*Requirements*.
Restate each line word for word. Leave out every picture.

*Provided material*.
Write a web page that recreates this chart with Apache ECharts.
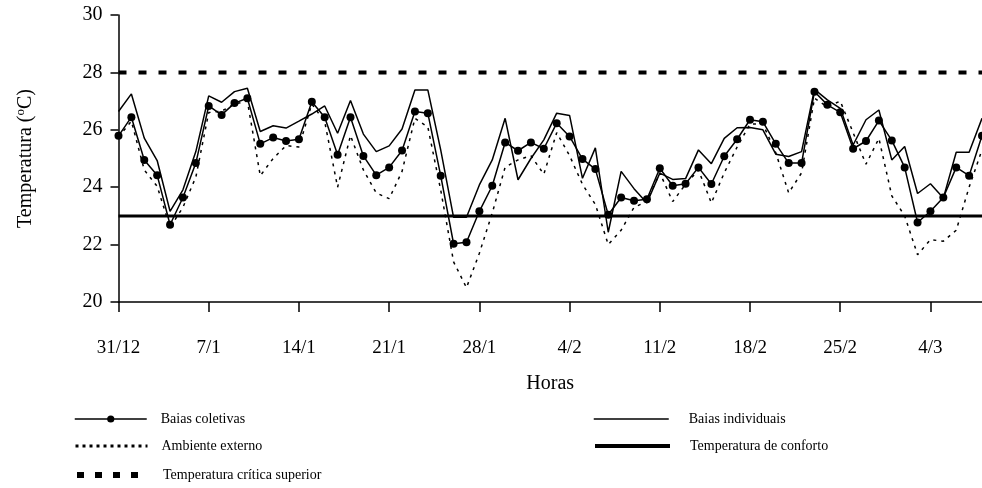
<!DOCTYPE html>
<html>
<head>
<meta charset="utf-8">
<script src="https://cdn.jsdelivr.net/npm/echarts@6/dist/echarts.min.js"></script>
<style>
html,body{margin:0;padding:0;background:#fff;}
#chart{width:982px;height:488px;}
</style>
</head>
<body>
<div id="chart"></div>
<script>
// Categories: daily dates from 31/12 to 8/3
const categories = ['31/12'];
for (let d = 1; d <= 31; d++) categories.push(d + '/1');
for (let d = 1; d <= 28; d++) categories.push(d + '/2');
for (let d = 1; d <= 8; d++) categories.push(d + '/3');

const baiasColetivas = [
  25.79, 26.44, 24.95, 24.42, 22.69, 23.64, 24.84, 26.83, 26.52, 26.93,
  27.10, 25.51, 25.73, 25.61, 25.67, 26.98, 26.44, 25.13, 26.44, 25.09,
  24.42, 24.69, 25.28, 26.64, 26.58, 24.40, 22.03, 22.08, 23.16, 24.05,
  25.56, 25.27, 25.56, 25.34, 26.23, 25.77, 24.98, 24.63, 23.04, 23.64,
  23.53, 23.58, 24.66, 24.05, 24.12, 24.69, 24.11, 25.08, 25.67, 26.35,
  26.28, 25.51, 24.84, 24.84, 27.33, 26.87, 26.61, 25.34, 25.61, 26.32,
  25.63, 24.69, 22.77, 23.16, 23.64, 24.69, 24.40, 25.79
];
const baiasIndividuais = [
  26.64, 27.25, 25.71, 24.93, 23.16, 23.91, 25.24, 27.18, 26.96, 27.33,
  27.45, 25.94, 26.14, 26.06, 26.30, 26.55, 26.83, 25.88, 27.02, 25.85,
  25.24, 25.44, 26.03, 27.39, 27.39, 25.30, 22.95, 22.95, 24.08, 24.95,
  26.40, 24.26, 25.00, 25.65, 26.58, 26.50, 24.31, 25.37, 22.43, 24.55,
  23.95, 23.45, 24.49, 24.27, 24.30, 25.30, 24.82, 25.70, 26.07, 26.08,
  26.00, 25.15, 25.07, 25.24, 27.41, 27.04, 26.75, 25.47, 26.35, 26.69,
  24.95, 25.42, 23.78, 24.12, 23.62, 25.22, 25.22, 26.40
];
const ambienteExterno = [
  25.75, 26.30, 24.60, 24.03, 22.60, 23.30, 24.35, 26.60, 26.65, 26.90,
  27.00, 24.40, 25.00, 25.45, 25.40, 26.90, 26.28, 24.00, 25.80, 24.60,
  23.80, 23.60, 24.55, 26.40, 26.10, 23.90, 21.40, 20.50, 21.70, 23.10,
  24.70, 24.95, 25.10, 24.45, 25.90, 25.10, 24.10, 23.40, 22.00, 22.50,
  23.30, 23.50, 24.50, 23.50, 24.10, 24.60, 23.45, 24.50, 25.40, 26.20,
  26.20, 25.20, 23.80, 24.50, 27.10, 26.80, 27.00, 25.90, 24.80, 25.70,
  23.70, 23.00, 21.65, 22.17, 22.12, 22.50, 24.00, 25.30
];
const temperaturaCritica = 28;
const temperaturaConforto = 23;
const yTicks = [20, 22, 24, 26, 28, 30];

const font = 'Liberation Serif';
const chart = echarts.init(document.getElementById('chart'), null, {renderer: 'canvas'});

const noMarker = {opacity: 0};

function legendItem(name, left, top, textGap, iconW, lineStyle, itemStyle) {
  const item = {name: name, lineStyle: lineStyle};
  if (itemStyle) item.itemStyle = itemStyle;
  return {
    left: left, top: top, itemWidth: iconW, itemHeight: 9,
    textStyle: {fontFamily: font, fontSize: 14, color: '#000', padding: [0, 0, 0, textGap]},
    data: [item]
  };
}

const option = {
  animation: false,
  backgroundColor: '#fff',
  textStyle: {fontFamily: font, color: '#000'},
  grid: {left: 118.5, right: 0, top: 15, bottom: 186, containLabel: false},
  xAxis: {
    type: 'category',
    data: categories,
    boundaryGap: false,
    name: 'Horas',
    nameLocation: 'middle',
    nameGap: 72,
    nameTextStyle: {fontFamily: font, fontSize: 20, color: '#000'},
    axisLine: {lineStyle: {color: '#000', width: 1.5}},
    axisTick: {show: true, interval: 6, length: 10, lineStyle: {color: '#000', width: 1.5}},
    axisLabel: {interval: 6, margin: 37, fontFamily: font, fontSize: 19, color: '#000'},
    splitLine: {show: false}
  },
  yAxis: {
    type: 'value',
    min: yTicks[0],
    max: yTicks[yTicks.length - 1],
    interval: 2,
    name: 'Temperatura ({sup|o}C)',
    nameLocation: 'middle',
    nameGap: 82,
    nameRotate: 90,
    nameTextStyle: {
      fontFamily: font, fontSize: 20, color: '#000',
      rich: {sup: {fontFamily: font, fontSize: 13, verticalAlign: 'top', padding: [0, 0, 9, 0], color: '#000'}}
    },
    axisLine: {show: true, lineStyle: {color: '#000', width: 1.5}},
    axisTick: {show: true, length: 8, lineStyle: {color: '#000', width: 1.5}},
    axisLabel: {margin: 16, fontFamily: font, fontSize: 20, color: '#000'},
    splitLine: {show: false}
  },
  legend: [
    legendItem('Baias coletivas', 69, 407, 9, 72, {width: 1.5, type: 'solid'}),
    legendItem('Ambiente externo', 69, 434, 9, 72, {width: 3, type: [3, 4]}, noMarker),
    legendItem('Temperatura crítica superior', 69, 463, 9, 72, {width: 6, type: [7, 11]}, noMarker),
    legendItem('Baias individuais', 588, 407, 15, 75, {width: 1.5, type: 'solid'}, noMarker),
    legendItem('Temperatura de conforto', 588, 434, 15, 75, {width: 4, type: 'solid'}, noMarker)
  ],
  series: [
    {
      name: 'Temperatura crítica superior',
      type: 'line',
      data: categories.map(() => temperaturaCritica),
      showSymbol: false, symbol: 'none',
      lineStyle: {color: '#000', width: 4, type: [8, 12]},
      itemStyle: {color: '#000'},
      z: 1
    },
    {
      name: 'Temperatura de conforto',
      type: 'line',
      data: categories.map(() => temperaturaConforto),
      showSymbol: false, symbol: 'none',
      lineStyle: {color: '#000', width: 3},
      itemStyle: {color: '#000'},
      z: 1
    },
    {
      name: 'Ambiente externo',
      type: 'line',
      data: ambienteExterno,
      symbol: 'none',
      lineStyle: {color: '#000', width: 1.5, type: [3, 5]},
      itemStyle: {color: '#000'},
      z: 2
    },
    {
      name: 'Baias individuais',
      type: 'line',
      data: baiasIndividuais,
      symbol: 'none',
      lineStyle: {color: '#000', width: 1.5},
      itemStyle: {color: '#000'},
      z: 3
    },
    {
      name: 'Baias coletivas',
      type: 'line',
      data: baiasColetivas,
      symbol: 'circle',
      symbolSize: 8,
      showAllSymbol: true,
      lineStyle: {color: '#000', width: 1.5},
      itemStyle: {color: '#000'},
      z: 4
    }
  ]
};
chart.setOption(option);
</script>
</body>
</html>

*Correct result*.
Write a web page that recreates this chart with Apache ECharts.
<!DOCTYPE html>
<html>
<head>
<meta charset="utf-8">
<script src="https://cdn.jsdelivr.net/npm/echarts@6/dist/echarts.min.js"></script>
<style>
html,body{margin:0;padding:0;background:#fff;}
#chart{width:982px;height:488px;}
</style>
</head>
<body>
<div id="chart"></div>
<script>
// Categories: daily dates from 31/12 to 8/3
const categories = ['31/12'];
for (let d = 1; d <= 31; d++) categories.push(d + '/1');
for (let d = 1; d <= 28; d++) categories.push(d + '/2');
for (let d = 1; d <= 8; d++) categories.push(d + '/3');

const baiasColetivas = [
  25.79, 26.44, 24.95, 24.42, 22.69, 23.64, 24.84, 26.83, 26.52, 26.93,
  27.10, 25.51, 25.73, 25.61, 25.67, 26.98, 26.44, 25.13, 26.44, 25.09,
  24.42, 24.69, 25.28, 26.64, 26.58, 24.40, 22.03, 22.08, 23.16, 24.05,
  25.56, 25.27, 25.56, 25.34, 26.23, 25.77, 24.98, 24.63, 23.04, 23.64,
  23.53, 23.58, 24.66, 24.05, 24.12, 24.69, 24.11, 25.08, 25.67, 26.35,
  26.28, 25.51, 24.84, 24.84, 27.33, 26.87, 26.61, 25.34, 25.61, 26.32,
  25.63, 24.69, 22.77, 23.16, 23.64, 24.69, 24.40, 25.79
];
const baiasIndividuais = [
  26.64, 27.25, 25.71, 24.93, 23.16, 23.91, 25.24, 27.18, 26.96, 27.33,
  27.45, 25.94, 26.14, 26.06, 26.30, 26.55, 26.83, 25.88, 27.02, 25.85,
  25.24, 25.44, 26.03, 27.39, 27.39, 25.30, 22.95, 22.95, 24.08, 24.95,
  26.40, 24.26, 25.00, 25.65, 26.58, 26.50, 24.31, 25.37, 22.43, 24.55,
  23.95, 23.45, 24.49, 24.27, 24.30, 25.30, 24.82, 25.70, 26.07, 26.08,
  26.00, 25.15, 25.07, 25.24, 27.41, 27.04, 26.75, 25.47, 26.35, 26.69,
  24.95, 25.42, 23.78, 24.12, 23.62, 25.22, 25.22, 26.40
];
const ambienteExterno = [
  25.75, 26.30, 24.60, 24.03, 22.60, 23.30, 24.35, 26.60, 26.65, 26.90,
  27.00, 24.40, 25.00, 25.45, 25.40, 26.90, 26.28, 24.00, 25.80, 24.60,
  23.80, 23.60, 24.55, 26.40, 26.10, 23.90, 21.40, 20.50, 21.70, 23.10,
  24.70, 24.95, 25.10, 24.45, 25.90, 25.10, 24.10, 23.40, 22.00, 22.50,
  23.30, 23.50, 24.50, 23.50, 24.10, 24.60, 23.45, 24.50, 25.40, 26.20,
  26.20, 25.20, 23.80, 24.50, 27.10, 26.80, 27.00, 25.90, 24.80, 25.70,
  23.70, 23.00, 21.65, 22.17, 22.12, 22.50, 24.00, 25.30
];
const temperaturaCritica = 28;
const temperaturaConforto = 23;
const yTicks = [20, 22, 24, 26, 28, 30];

const font = 'Liberation Serif';
const chart = echarts.init(document.getElementById('chart'), null, {renderer: 'canvas'});

const noMarker = {opacity: 0};

function legendItem(name, left, top, textGap, iconW, lineStyle, itemStyle) {
  const item = {name: name, lineStyle: lineStyle};
  if (itemStyle) item.itemStyle = itemStyle;
  return {
    left: left, top: top, itemWidth: iconW, itemHeight: 9,
    textStyle: {fontFamily: font, fontSize: 14, color: '#000', padding: [0, 0, 0, textGap]},
    data: [item]
  };
}

const option = {
  animation: false,
  backgroundColor: '#fff',
  textStyle: {fontFamily: font, color: '#000'},
  grid: {left: 118.5, right: 0, top: 15, bottom: 186, containLabel: false},
  xAxis: {
    type: 'category',
    data: categories,
    boundaryGap: false,
    name: 'Horas',
    nameLocation: 'middle',
    nameGap: 72,
    nameTextStyle: {fontFamily: font, fontSize: 20, color: '#000'},
    axisLine: {lineStyle: {color: '#000', width: 1.5}},
    axisTick: {show: true, interval: 6, length: 10, lineStyle: {color: '#000', width: 1.5}},
    axisLabel: {interval: 6, margin: 37, fontFamily: font, fontSize: 19, color: '#000'},
    splitLine: {show: false}
  },
  yAxis: {
    type: 'value',
    min: yTicks[0],
    max: yTicks[yTicks.length - 1],
    interval: 2,
    name: 'Temperatura ({sup|o}C)',
    nameLocation: 'middle',
    nameGap: 82,
    nameRotate: 90,
    nameTextStyle: {
      fontFamily: font, fontSize: 20, color: '#000',
      rich: {sup: {fontFamily: font, fontSize: 13, verticalAlign: 'top', padding: [0, 0, 9, 0], color: '#000'}}
    },
    axisLine: {show: true, lineStyle: {color: '#000', width: 1.5}},
    axisTick: {show: true, length: 8, lineStyle: {color: '#000', width: 1.5}},
    axisLabel: {margin: 16, fontFamily: font, fontSize: 20, color: '#000'},
    splitLine: {show: false}
  },
  legend: [
    legendItem('Baias coletivas', 69, 407, 9, 72, {width: 1.5, type: 'solid'}),
    legendItem('Ambiente externo', 69, 434, 9, 72, {width: 3, type: [3, 4]}, noMarker),
    legendItem('Temperatura crítica superior', 69, 463, 9, 72, {width: 6, type: [7, 11]}, noMarker),
    legendItem('Baias individuais', 588, 407, 15, 75, {width: 1.5, type: 'solid'}, noMarker),
    legendItem('Temperatura de conforto', 588, 434, 15, 75, {width: 4, type: 'solid'}, noMarker)
  ],
  series: [
    {
      name: 'Temperatura crítica superior',
      type: 'line',
      data: categories.map(() => temperaturaCritica),
      showSymbol: false, symbol: 'none',
      lineStyle: {color: '#000', width: 4, type: [8, 12]},
      itemStyle: {color: '#000'},
      z: 1
    },
    {
      name: 'Temperatura de conforto',
      type: 'line',
      data: categories.map(() => temperaturaConforto),
      showSymbol: false, symbol: 'none',
      lineStyle: {color: '#000', width: 3},
      itemStyle: {color: '#000'},
      z: 1
    },
    {
      name: 'Ambiente externo',
      type: 'line',
      data: ambienteExterno,
      symbol: 'none',
      lineStyle: {color: '#000', width: 1.5, type: [3, 5]},
      itemStyle: {color: '#000'},
      z: 2
    },
    {
      name: 'Baias individuais',
      type: 'line',
      data: baiasIndividuais,
      symbol: 'none',
      lineStyle: {color: '#000', width: 1.5},
      itemStyle: {color: '#000'},
      z: 3
    },
    {
      name: 'Baias coletivas',
      type: 'line',
      data: baiasColetivas,
      symbol: 'circle',
      symbolSize: 8,
      showAllSymbol: true,
      lineStyle: {color: '#000', width: 1.5},
      itemStyle: {color: '#000'},
      z: 4
    }
  ]
};
chart.setOption(option);
</script>
</body>
</html>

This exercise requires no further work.